Vegetables Make for Wonderful Vessels: Guest post by Andy Bellatti
This is a guest post by Andy Bellatti
Vegetables Make for Wonderful Vessels
1) The Right Stuff: Whether you’re talking bell peppers, tomatoes, or eggplant, vegetables can be edible baskets for other healthful ingredients. Try quinoa and raisins inside a roasted bell pepper, barley and feta cheese stuffed into a large tomato, or wild rice, tamari, and chopped cashews inside eggplant. Nutrition bonus: eggplant skins offer a wide array of heart-healthy antioxidants and phytonutrients!

2) Think Green (Or Purple!): When it comes to creating a quick lunch on a sweltering summer day, most people think of cool fillings (hummus, cucumbers, salsa, sliced avocado, canned tuna, etc) that typically go in between slices of sandwich bread or inside a tortilla wrap. Well, think outside the bun, bread slice, and wrap — and let a vegetable hold everything together. Sturdy Thai lettuce leaves make for great wraps, as does purple cabbage. Alternatively, you can also use these “wrappers” as cups (as seen in accompanying photograph). Since these vegetables offer dark-colored pigments, they also offer a plethora of healthful compounds to further give your meal a healthy boost.

3) Salad of the Sea: Salads are a summertime lunch staple. For example, I love the combination of peppery arugula, sliced mango, diced avocado, grape tomatoes, and toasted pumpkin seeds with a tahini-garlic dressing. To prevent falling into a salad rut, I’ll sometimes call for some help from a dear deep-sea friend: seaweed. Wrap your salad inside two or three nori sheets and your meal is taken to a whole new level flavor, texture, and nutrition-wise. Sea vegetables are high in vitamins A, C, and K, very rich in minerals, and a wonderful source of DHA and EPA, the two omega-3 fatty acids found in fish!

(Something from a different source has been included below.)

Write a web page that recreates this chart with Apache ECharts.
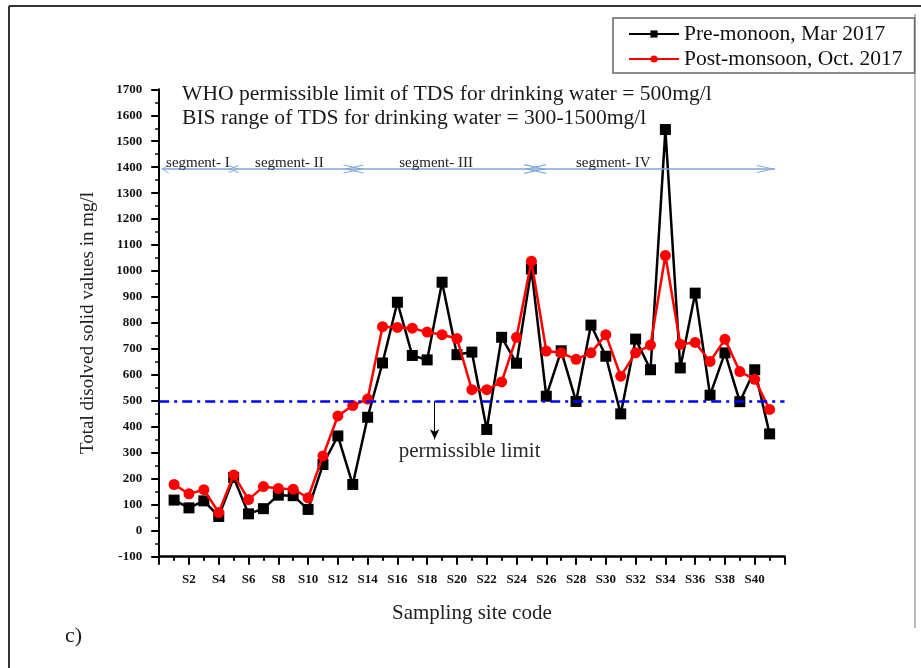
<!DOCTYPE html>
<html><head><meta charset="utf-8">
<script src="https://cdn.jsdelivr.net/npm/echarts@6/dist/echarts.min.js"></script>
<style>html,body{margin:0;padding:0;background:#fff}#c{width:921px;height:668px}</style>
</head><body><div id="c"></div>
<script>
// ---- data ----
const sites = ['S1','S2','S3','S4','S5','S6','S7','S8','S9','S10','S11','S12','S13','S14','S15','S16','S17','S18','S19','S20','S21','S22','S23','S24','S25','S26','S27','S28','S29','S30','S31','S32','S33','S34','S35','S36','S37','S38','S39','S40','S41'];
const preMonsoon = [118, 88, 115, 55, 205, 65, 85, 137, 135, 82, 255, 365, 178, 437, 646, 880, 675, 658, 957, 678, 688, 390, 745, 645, 1008, 518, 693, 498, 792, 672, 450, 738, 620, 1545, 627, 915, 522, 685, 497, 620, 373];
const postMonsoon = [178, 142, 158, 70, 215, 120, 170, 163, 160, 127, 288, 442, 482, 507, 786, 783, 780, 765, 755, 740, 543, 543, 573, 745, 1038, 692, 685, 660, 685, 755, 595, 685, 715, 1060, 718, 725, 652, 737, 613, 583, 467];
const seriesNames = ['Pre-monoon, Mar 2017', 'Post-monsoon, Oct. 2017'];
const yMin = -100, yMax = 1700, yStep = 100;
const xMin = 0, xMax = 42, xStep = 2;
const limitValue = 500;
const limitText = 'permissible limit';
const limitArrowSite = 18.5, limitArrowEnd = 352;
const limitLabelSite = 20.85, limitLabelValue = 304;
const segmentNames = ['segment- I', 'segment- II', 'segment- III', 'segment- IV'];
const segmentBounds = [0.17, 5, 13.05, 25.25, 41.36];
const segmentLabelSites = [2.6, 8.75, 18.6, 30.5];
const segmentLevel = 1393, segmentLabelLevel = 1417;
const noteLines = ['WHO permissible limit of TDS for drinking water = 500mg/l', 'BIS range of TDS for drinking water = 300-1500mg/l'];
const panelTag = 'c)';

// ---- chart ----
const SERIF = "'Liberation Serif', 'Times New Roman', serif";
const chart = echarts.init(document.getElementById('c'), null, {renderer: 'canvas'});
const chev = 'path://M5,0L10,16L8.8,16L5,3.2L1.2,16L0,16Z';
const endSizes = [[9,7],[8,10],[9,20],[10,22],[8,18]];
const segLines = segmentNames.map((n, i) => [
  {coord: [segmentBounds[i], segmentLevel], symbol: chev, symbolSize: endSizes[i],
   symbolOffset: i === 0 ? [0, 3.5] : [0, 0],
   lineStyle: {color: '#7fa6d6', width: 1.5, type: 'solid'}},
  {coord: [segmentBounds[i + 1], segmentLevel], symbol: chev, symbolSize: endSizes[i + 1],
   symbolOffset: i === segmentNames.length - 1 ? [0, 9] : [0, 0]}
]);

const option = {
  animation: false,
  backgroundColor: '#fff',
  textStyle: {fontFamily: SERIF},
  grid: {left: 159.2, right: 136.5, top: 89.3, bottom: 111.3, containLabel: false},
  legend: {
    data: seriesNames, orient: 'vertical', left: 613, top: 18,
    padding: [5, 12, 3, 15], itemGap: 3, itemWidth: 50, itemHeight: 9,
    backgroundColor: '#fff', borderColor: '#666', borderWidth: 1.5, borderRadius: 0,
    textStyle: {fontFamily: SERIF, fontSize: 21.5, color: '#111'}
  },
  xAxis: {
    type: 'value', min: xMin, max: xMax, interval: xStep,
    name: 'Sampling site code', nameLocation: 'middle', nameGap: 46,
    nameTextStyle: {fontFamily: SERIF, fontSize: 21, color: '#222'},
    axisLine: {show: true, onZero: false, lineStyle: {color: '#000', width: 2.5}},
    axisTick: {show: true, length: 8, lineStyle: {color: '#000', width: 2}},
    minorTick: {show: true, splitNumber: 2, length: 4, lineStyle: {color: '#000', width: 2}},
    splitLine: {show: false},
    axisLabel: {fontFamily: SERIF, fontWeight: 'bold', fontSize: 13, color: '#111', margin: 16,
      formatter: v => sites[v - 1] || ''}
  },
  yAxis: {
    type: 'value', min: yMin, max: yMax, interval: yStep,
    name: 'Total disolved solid values in mg/l', nameLocation: 'middle', nameGap: 62, nameRotate: 90,
    nameTextStyle: {fontFamily: SERIF, fontSize: 19, color: '#222'},
    axisLine: {show: true, onZero: false, lineStyle: {color: '#000', width: 2}},
    axisTick: {show: true, length: 8, lineStyle: {color: '#000', width: 2}},
    minorTick: {show: true, splitNumber: 2, length: 4, lineStyle: {color: '#000', width: 1.5}},
    splitLine: {show: false},
    axisLabel: {fontFamily: SERIF, fontWeight: 'bold', fontSize: 13, color: '#111', margin: 17,
      formatter: v => String(v)}
  },
  series: [
    {
      name: 'annot', type: 'line', data: [], silent: true, z: 1,
      markLine: {
        silent: true, animation: false, symbol: 'none', label: {show: false},
        data: [
          {yAxis: limitValue, symbol: 'none', lineStyle: {color: '#0000ff', width: 2.5, type: [10, 5, 3, 5]}},
          [{coord: [limitArrowSite, limitValue], symbol: 'none', lineStyle: {color: '#000', width: 1, type: 'solid'}},
           {coord: [limitArrowSite, limitArrowEnd], symbol: 'arrow', symbolSize: [7, 10]}],
          ...segLines
        ]
      },
      markPoint: {
        silent: true, animation: false, symbol: 'rect', symbolSize: 1,
        itemStyle: {color: 'rgba(0,0,0,0)'},
        label: {show: true, position: 'inside', formatter: '{b}', fontFamily: SERIF, color: '#222'},
        data: [
          ...segmentNames.map((n, i) => ({name: n, coord: [segmentLabelSites[i], segmentLabelLevel], label: {fontSize: 15}})),
          {name: limitText, coord: [limitLabelSite, limitLabelValue], label: {fontSize: 21, color: '#2a2a2a'}}
        ]
      }
    },
    {
      name: seriesNames[0], type: 'line', z: 3,
      data: preMonsoon.map((v, i) => [i + 1, v]),
      symbol: 'rect', symbolSize: 11,
      itemStyle: {color: '#000'}, lineStyle: {color: '#000', width: 2.5}
    },
    {
      name: seriesNames[1], type: 'line', z: 4,
      data: postMonsoon.map((v, i) => [i + 1, v]),
      symbol: 'circle', symbolSize: 11,
      itemStyle: {color: '#ff0000'}, lineStyle: {color: '#ff0000', width: 2.5}
    }
  ],
  graphic: [
    {type: 'line', shape: {x1: 9, y1: 6, x2: 921, y2: 6}, style: {stroke: '#333', lineWidth: 2}, silent: true},
    {type: 'line', shape: {x1: 9, y1: 6, x2: 9, y2: 668}, style: {stroke: '#333', lineWidth: 2}, silent: true},
    {type: 'line', shape: {x1: 915, y1: 14, x2: 915, y2: 628}, style: {stroke: '#bbb', lineWidth: 2}, silent: true},
    {type: 'text', x: 182, y: 94, style: {text: noteLines[0], font: '21.6px ' + SERIF, fill: '#1a1a1a', verticalAlign: 'middle'}, silent: true},
    {type: 'text', x: 182, y: 118, style: {text: noteLines[1], font: '21.6px ' + SERIF, fill: '#1a1a1a', verticalAlign: 'middle'}, silent: true},
    {type: 'text', x: 65, y: 636, style: {text: panelTag, font: '22px ' + SERIF, fill: '#1a1a1a', verticalAlign: 'middle'}, silent: true}
  ]
};
chart.setOption(option);
</script>
</body></html>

Andy Bellatti, MS, is a Seattle-based nutritionist, writer, and speaker, and is the creator of the Small Bites blog (http://smallbites.andybellatti.com). He also provides customized nutrition-based services (www.andybellatti.com/services.html). He expects to take his Registered Dietitian exam next Summer. His work has been featured in Oxygen, Today’s Dietitian, AOL Health, and MSNBC.com. You can follow him on Twitter @andybellatti.
August 18th, 2010 at 8:11 pm
I really enjoyed your article Andy! Dietitians always try to get their clients to eat more vegetables and this is just such a great way to increase intake
August 19th, 2010 at 11:00 am
I appreciate the kind words, Brooke!